Certain mail programs (most notoriously AOL's e-mail interface) allow you the ability to download any mail you've received, and also download and extract any attached files. This presents a problem if the file is a self-extracting .zip file, as said file will then be executed by the mail program, causing your system to become infected if the file is, indeed, a trojan horse designed to do just this.

As long as your preferences are set to not extract any .zip (or .sit or .arc) files, you should be safe. Better yet, don't allow your program to automatically download attached files at all--that way you don't even have to worry about downloading an inactive virus that's just waiting for you to double-click on it. There is a drawback to labor-saving technology. Imagine that. You're better off just grabbing the mail, and if there's a file attached that you know is safe (and this doesn't include those pictures of women and horses from that Internet address you've never heard of), then go back into your inbox and download it manually.

Personally, I read all my mail that I know contains a virus, just for a laugh. You should see some of this stuff, I'm telling you. I just don't download the file.

Some cautions, in closing:

- There are viruses that can be embedded within popular word-processing documents. In these cases, you download the file, usually ending in .doc, and read it. Problem is, an OLE (Object Linking and Embedding) command has been inserted into the document (usually via a push-button), and is only activated and executed when you instruct the computer to do so by clicking the button--which is almost always labelled "Click here for important information" or something similar that should be a glowing red beacon that you're about to be suckered.

- Run an anti-virus program regularly, no matter what, just to be on the safe side.

- If you're a Windows user, there's a file in your windows directory called "win.ini" that you should become familiar with, especially if you're an AOL user. Check it everytime you reboot or turn on your computer to see if there is anything in the "run=" or "load=" lines, especially anything with the letters "aol" in the filename. It's dead certain you've got a trojan horse if you see that.

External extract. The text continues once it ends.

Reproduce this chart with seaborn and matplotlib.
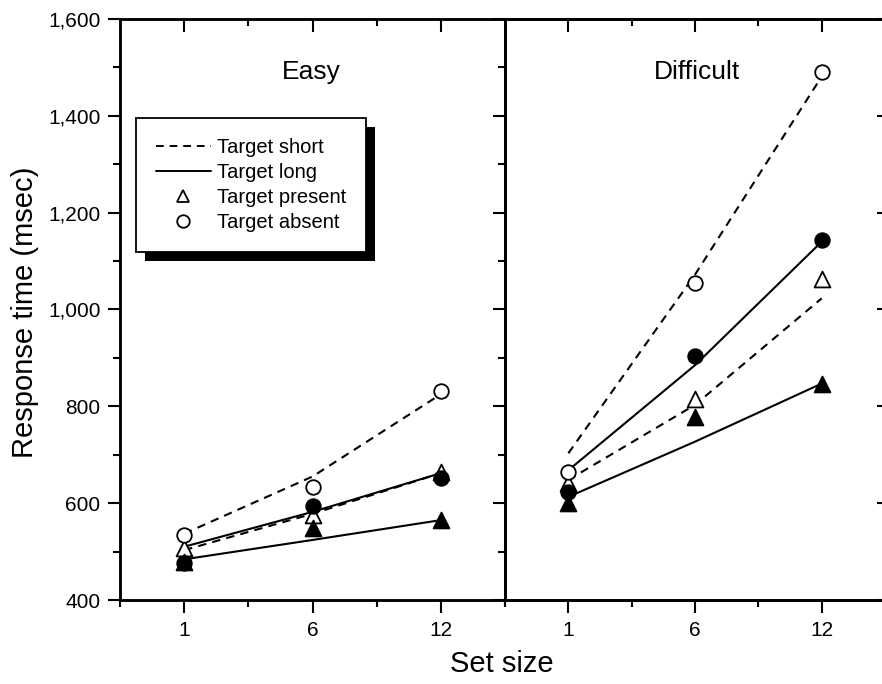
import numpy as np
import pandas as pd
import seaborn as sns
from matplotlib import pyplot as plt
from matplotlib.lines import Line2D
from matplotlib.patches import Rectangle
from matplotlib.ticker import FuncFormatter

# set sizes on the x axis (drawn as equally spaced categories)
set_sizes = ['1', '6', '12']

# observed mean RTs (markers)
easy_short_present = [507, 575, 665]
easy_short_absent = [534, 633, 832]
easy_long_present = [478, 548, 565]
easy_long_absent = [476, 594, 651]
diff_short_present = [641, 816, 1064]
diff_short_absent = [665, 1054, 1491]
diff_long_present = [600, 779, 847]
diff_long_absent = [624, 904, 1143]

# model predictions (lines)
easy_fit_short_present = [503, 578, 662]
easy_fit_short_absent = [537, 655, 825]
easy_fit_long_present = [484, 524, 565]
easy_fit_long_absent = [510, 582, 662]
diff_fit_short_present = [648, 803, 1023]
diff_fit_short_absent = [703, 1072, 1481]
diff_fit_long_present = [613, 727, 847]
diff_fit_long_absent = [668, 885, 1140]

sns.set_style('ticks', {'axes.edgecolor': 'black', 'xtick.color': 'black',
                        'ytick.color': 'black', 'text.color': 'black',
                        'axes.labelcolor': 'black'})
plt.rcParams['font.family'] = ['Liberation Sans', 'DejaVu Sans']

xpos = np.arange(len(set_sizes))
DASH = (0, (4, 3))


def draw_panel(ax, obs, fit):
    # obs / fit: dict keyed by (length, trial)
    for (length, trial), vals in fit.items():
        ls = DASH if length == 'short' else '-'
        sns.lineplot(x=xpos, y=vals, ax=ax, color='black', lw=1.5, linestyle=ls)
    # triangles first so the filled circles sit on top where they overlap
    for key in [('short', 'present'), ('long', 'present'),
                ('short', 'absent'), ('long', 'absent')]:
        length, trial = key
        marker = '^' if trial == 'present' else 'o'
        face = 'white' if length == 'short' else 'black'
        size = 130 if trial == 'present' else 110
        sns.scatterplot(x=xpos, y=obs[key], ax=ax, marker=marker, s=size,
                        color=face, edgecolor='black', linewidth=1.3, zorder=3)


fig = plt.figure(figsize=(8.82, 6.84), dpi=100)
ax1 = fig.add_axes([120 / 882, 84 / 684, 385 / 882, 581 / 684])
ax2 = fig.add_axes([505 / 882, 84 / 684, 380 / 882, 581 / 684], sharey=ax1)

draw_panel(ax1,
           {('short', 'present'): easy_short_present, ('short', 'absent'): easy_short_absent,
            ('long', 'present'): easy_long_present, ('long', 'absent'): easy_long_absent},
           {('short', 'present'): easy_fit_short_present, ('short', 'absent'): easy_fit_short_absent,
            ('long', 'present'): easy_fit_long_present, ('long', 'absent'): easy_fit_long_absent})
draw_panel(ax2,
           {('short', 'present'): diff_short_present, ('short', 'absent'): diff_short_absent,
            ('long', 'present'): diff_long_present, ('long', 'absent'): diff_long_absent},
           {('short', 'present'): diff_fit_short_present, ('short', 'absent'): diff_fit_short_absent,
            ('long', 'present'): diff_fit_long_present, ('long', 'absent'): diff_fit_long_absent})

for ax in (ax1, ax2):
    ax.set_xlim(-0.5, 2.5)
    ax.set_xticks(xpos)
    ax.set_xticklabels(set_sizes)
    ax.set_xticks([-0.5, 0.5, 1.5, 2.5], minor=True)
    ax.set_xlabel('')
    ax.set_ylabel('')
    ax.tick_params(axis='x', which='major', direction='out', length=9, width=1.5,
                   labelsize=15, pad=6)
    ax.tick_params(axis='x', which='minor', direction='out', length=5, width=1.5)
    ax.tick_params(axis='y', which='major', direction='out', length=9, width=1.5,
                   labelsize=15, pad=5)
    ax.tick_params(axis='y', which='minor', direction='out', length=5, width=1.5)
    for sp in ax.spines.values():
        sp.set_linewidth(1.8)
    # inward ticks along the top
    top = ax.twiny()
    top.set_xlim(-0.5, 2.5)
    top.set_xticks(xpos)
    top.set_xticks([0.5, 1.5], minor=True)
    top.tick_params(axis='x', which='major', direction='in', length=9, width=1.5, labeltop=False)
    top.tick_params(axis='x', which='minor', direction='in', length=5, width=1.5)
    for sp in top.spines.values():
        sp.set_linewidth(1.8)

ax1.set_ylim(400, 1600)
ax1.set_yticks(range(400, 1601, 200))
ax1.set_yticks(range(500, 1600, 200), minor=True)
ax1.yaxis.set_major_formatter(FuncFormatter(lambda v, p: f'{int(v):,}'))
ax2.tick_params(axis='y', which='both', labelleft=False)

# inward major ticks on the far right
right = ax2.twinx()
right.set_ylim(400, 1600)
right.set_yticks(range(400, 1601, 200))
right.tick_params(axis='y', direction='in', length=6, width=1.5, labelright=False)
for sp in right.spines.values():
    sp.set_linewidth(1.8)

ax1.text(0.496, 0.909, 'Easy', transform=ax1.transAxes, ha='center', va='center', fontsize=19)
ax2.text(0.505, 0.909, 'Difficult', transform=ax2.transAxes, ha='center', va='center', fontsize=19)

fig.text(25 / 882, 1 - 312 / 684, 'Response time (msec)', rotation=90,
         ha='center', va='center', fontsize=21)
fig.text(502 / 882, 1 - 664 / 684, 'Set size', ha='center', va='center', fontsize=21)

handles = [
    Line2D([], [], color='black', lw=1.4, linestyle=DASH, label='Target short'),
    Line2D([], [], color='black', lw=1.4, linestyle='-', label='Target long'),
    Line2D([], [], color='black', linestyle='none', marker='^', ms=9, mfc='white',
           mec='black', mew=1.3, label='Target present'),
    Line2D([], [], color='black', linestyle='none', marker='o', ms=9, mfc='white',
           mec='black', mew=1.3, label='Target absent'),
]
leg = ax1.legend(handles=handles, loc='upper left', bbox_to_anchor=(0.0416, 0.8296),
                 borderaxespad=0, fontsize=14.5, frameon=True, fancybox=False, framealpha=1,
                 edgecolor='black', handlelength=2.7, handletextpad=0.3,
                 labelspacing=0.3, borderpad=1.0)
leg.get_frame().set_linewidth(1.3)
leg.set_zorder(10)

# solid black drop shadow behind the legend box
fig.canvas.draw()
bb = leg.get_frame().get_window_extent(fig.canvas.get_renderer())
inv = fig.transFigure.inverted()
(x0, y0) = inv.transform((bb.x0 + 9, bb.y0 - 9))
(x1, y1) = inv.transform((bb.x1 + 9, bb.y1 - 9))
shadow = Rectangle((x0, y0), x1 - x0, y1 - y0, transform=fig.transFigure,
                   facecolor='black', edgecolor='none', zorder=9, clip_on=False)
ax1.add_patch(shadow)

fig.savefig('out.png', dpi=100)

- Be especially careful with hyperlinks. On AOL specifically, they can be cruel practical jokes sending you to chat rooms which AOL's Terms of Service department monitors because they are hacker hangouts, and you can get your account cancelled just for being there. Or they can be links to web pages which download files which may be viruses. If you click a link that starts downloading something, cancel the download--even rebooting your computer if necessary to interrupt it.

- Above all, always be careful. If there's a file or link attached to your e-mail, don't mess with it unless you know the sender, their mail lets you know that it really is them somehow, and they offer you an explanation of what the file or link is.